The responsibility for the working out of the little siege with inadequate means fell on Lieut.-Colonel Burgoyne, as senior engineer (he had with him only two other officers of that corps and nine military artificers!), and Lieut.-Colonel May, R.A., who was in charge of the four 18-pounders. The latter borrowed three howitzers from field-batteries to supplement his miserable means, and afterwards two 6-pounder field-guns, which, of course, were only for annoying the garrison, not for battering.

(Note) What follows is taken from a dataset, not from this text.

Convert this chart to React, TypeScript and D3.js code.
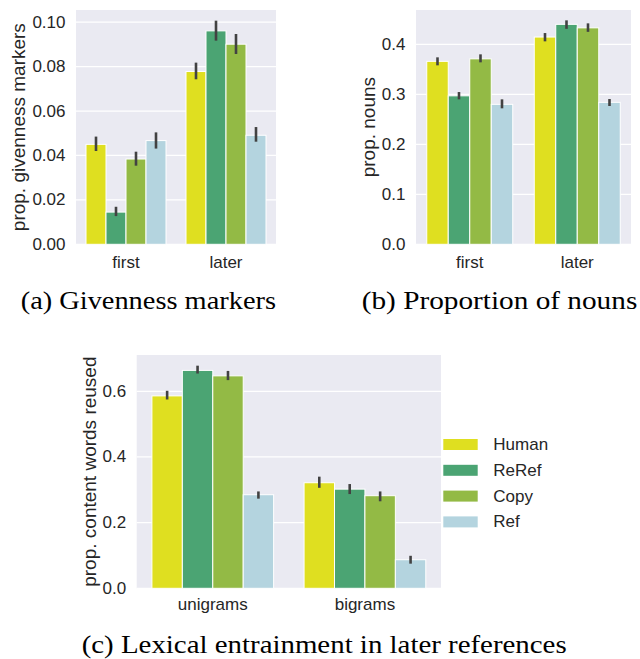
import React from "react";
import * as d3 from "d3";

const seriesNames = ["Human", "ReRef", "Copy", "Ref"];
const seriesColors = ["#dfdf20", "#4ba473", "#93ba45", "#b4d4df"];

// (a) Givenness markers
const givenCats = ["first", "later"];
const givenMean = [
  [0.045, 0.0778],
  [0.0145, 0.0961],
  [0.0384, 0.0901],
  [0.0467, 0.0491],
];
const givenLo = [
  [0.042, 0.0743],
  [0.0127, 0.0917],
  [0.0354, 0.0857],
  [0.0431, 0.0462],
];
const givenHi = [
  [0.0485, 0.0818],
  [0.0169, 0.1007],
  [0.0417, 0.0947],
  [0.0504, 0.0528],
];
const givenTicks = [0, 0.02, 0.04, 0.06, 0.08, 0.1];

// (b) Proportion of nouns
const nounCats = ["first", "later"];
const nounMean = [
  [0.366, 0.4146],
  [0.297, 0.44],
  [0.371, 0.433],
  [0.28, 0.284],
];
const nounLo = [
  [0.358, 0.406],
  [0.29, 0.431],
  [0.364, 0.425],
  [0.272, 0.2766],
];
const nounHi = [
  [0.374, 0.4226],
  [0.3046, 0.448],
  [0.38, 0.442],
  [0.29, 0.2906],
];
const nounTicks = [0, 0.1, 0.2, 0.3, 0.4];

// (c) Lexical entrainment
const lexCats = ["unigrams", "bigrams"];
const lexMean = [
  [0.586, 0.3215],
  [0.6636, 0.302],
  [0.647, 0.282],
  [0.285, 0.087],
];
const lexLo = [
  [0.575, 0.306],
  [0.654, 0.287],
  [0.634, 0.265],
  [0.273, 0.075],
];
const lexHi = [
  [0.6015, 0.34],
  [0.678, 0.3175],
  [0.662, 0.295],
  [0.295, 0.099],
];
const lexTicks = [0, 0.2, 0.4, 0.6];

const SANS = "Liberation Sans, Arial, sans-serif";
const SERIF = "Liberation Serif, Times New Roman, serif";
const TEXT = "#262626";
const FS = 17;
const LFS = 19;

type PanelProps = {
  x0: number;
  x1: number;
  y0: number;
  y1: number;
  yMax: number;
  cats: string[];
  mean: number[][];
  lo: number[][];
  hi: number[][];
  ticks: number[];
  fmt: string;
  ylabel: string;
  ylabelX: number;
  xlabelDy: number;
};

function Panel(p: PanelProps) {
  const y = d3.scaleLinear().domain([0, p.yMax]).range([p.y1, p.y0]);
  const xb = d3
    .scaleBand<string>()
    .domain(p.cats)
    .range([p.x0, p.x1])
    .paddingInner(0.2)
    .paddingOuter(0.1);
  const xs = d3
    .scaleBand<string>()
    .domain(seriesNames)
    .range([0, xb.bandwidth()]);
  const f = d3.format(p.fmt);
  return (
    <g>
      <rect x={p.x0} y={p.y0} width={p.x1 - p.x0} height={p.y1 - p.y0} fill="#eaeaf2" />
      {p.ticks.map((t) => (
        <g key={t}>
          <line x1={p.x0} x2={p.x1} y1={y(t)} y2={y(t)} stroke="#ffffff" strokeWidth={1.3} />
          <text
            x={p.x0 - 10.5}
            y={y(t)}
            textAnchor="end"
            dominantBaseline="central"
            fontFamily={SANS}
            fontSize={FS}
            fill={TEXT}
          >
            {f(t)}
          </text>
        </g>
      ))}
      {seriesNames.map((s, si) =>
        p.cats.map((c, ci) => {
          const bx = (xb(c) as number) + (xs(s) as number);
          const bw = xs.bandwidth();
          const v = p.mean[si][ci];
          return (
            <rect
              key={s + c}
              x={bx}
              y={y(v)}
              width={bw}
              height={y(0) - y(v)}
              fill={seriesColors[si]}
              stroke="#ffffff"
              strokeWidth={1}
            />
          );
        })
      )}
      {seriesNames.map((s, si) =>
        p.cats.map((c, ci) => {
          const cx = (xb(c) as number) + (xs(s) as number) + xs.bandwidth() / 2;
          return (
            <line
              key={"e" + s + c}
              x1={cx}
              x2={cx}
              y1={y(p.lo[si][ci])}
              y2={y(p.hi[si][ci])}
              stroke="#424242"
              strokeWidth={2.6}
            />
          );
        })
      )}
      {p.cats.map((c) => (
        <text
          key={"xl" + c}
          x={(xb(c) as number) + xb.bandwidth() / 2}
          y={p.y1 + p.xlabelDy}
          textAnchor="middle"
          fontFamily={SANS}
          fontSize={FS}
          fill={TEXT}
        >
          {c}
        </text>
      ))}
      <text
        transform={`translate(${p.ylabelX},${(p.y0 + p.y1) / 2}) rotate(-90)`}
        textAnchor="middle"
        dominantBaseline="central"
        fontFamily={SANS}
        fontSize={LFS}
        fill={TEXT}
      >
        {p.ylabel}
      </text>
    </g>
  );
}

export default function App() {
  return (
    <div style={{ position: "absolute", left: 0, top: 0 }}>
      <svg width={640} height={659} style={{ display: "block", background: "#ffffff" }}>
        <Panel
          x0={76}
          x1={276}
          y0={10}
          y1={244.3}
          yMax={0.1055}
          cats={givenCats}
          mean={givenMean}
          lo={givenLo}
          hi={givenHi}
          ticks={givenTicks}
          fmt=".2f"
          ylabel="prop. givenness markers"
          ylabelX={18.5}
          xlabelDy={24}
        />
        <Panel
          x0={416}
          x1={631}
          y0={10}
          y1={244.3}
          yMax={0.4687}
          cats={nounCats}
          mean={nounMean}
          lo={nounLo}
          hi={nounHi}
          ticks={nounTicks}
          fmt=".1f"
          ylabel="prop. nouns"
          ylabelX={368.5}
          xlabelDy={24}
        />
        <Panel
          x0={136.7}
          x1={441}
          y0={355}
          y1={588.3}
          yMax={0.7105}
          cats={lexCats}
          mean={lexMean}
          lo={lexLo}
          hi={lexHi}
          ticks={lexTicks}
          fmt=".1f"
          ylabel="prop. content words reused"
          ylabelX={89}
          xlabelDy={21.5}
        />
        {seriesNames.map((s, i) => (
          <g key={"lg" + s}>
            <rect x={443.3} y={439 + i * 25.8} width={34.4} height={11} fill={seriesColors[i]} />
            <text
              x={493.3}
              y={444.5 + i * 25.8}
              dominantBaseline="central"
              fontFamily={SANS}
              fontSize={FS}
              fill={TEXT}
            >
              {s}
            </text>
          </g>
        ))}
        <text x={20.7} y={309} fontFamily={SERIF} fontSize={25.5} fill="#000" textLength={255.3} lengthAdjust="spacingAndGlyphs">
          (a) Givenness markers
        </text>
        <text x={361.7} y={309} fontFamily={SERIF} fontSize={25.5} fill="#000" textLength={275.6} lengthAdjust="spacingAndGlyphs">
          (b) Proportion of nouns
        </text>
        <text x={81.7} y={653} fontFamily={SERIF} fontSize={25.5} fill="#000" textLength={485} lengthAdjust="spacingAndGlyphs">
          (c) Lexical entrainment in later references
        </text>
      </svg>
    </div>
  );
}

It looked at first as if the only practicable scheme was to build a battery for the 18-pounders on the nearest available ground, 250 yards from San Vincente to the north, and lower down the knoll on which that fort stood. There was good cover from ruined buildings up to this distance from the French works. On the night of the occupation of Salamanca 400 workmen of the 6th Division commenced a battery on the selected spot and approaches leading to it from the cover in the ruins. The work done was not satisfactory: it was nearly full moon, the night was short, and the enemy (who knew well enough where the attack must begin), kept up a lively fire of artillery and musketry all night. Unfortunately the 6th Division workmen had no experience of sieges—they had never used pick or shovel before, and there were only two engineer officers and nine artificers to instruct them. ‘Great difficulty was found in keeping the men to work under the fire: the Portuguese in particular absolutely went on hands and knees, dragging their baskets along the ground[425].’ By daylight the projected line of the battery was only knee-high, and gave no cover, so that the men had to be withdrawn till dusk. An attempt had been made during the night to ascertain whether it were possible to creep forward to the ditch, and lay mines there, to blow in the counterscarp. But the party who tried to reach the ditch were detected by the barking of a dog, who alarmed the French out-picket, and the explorers had to retire with several men wounded.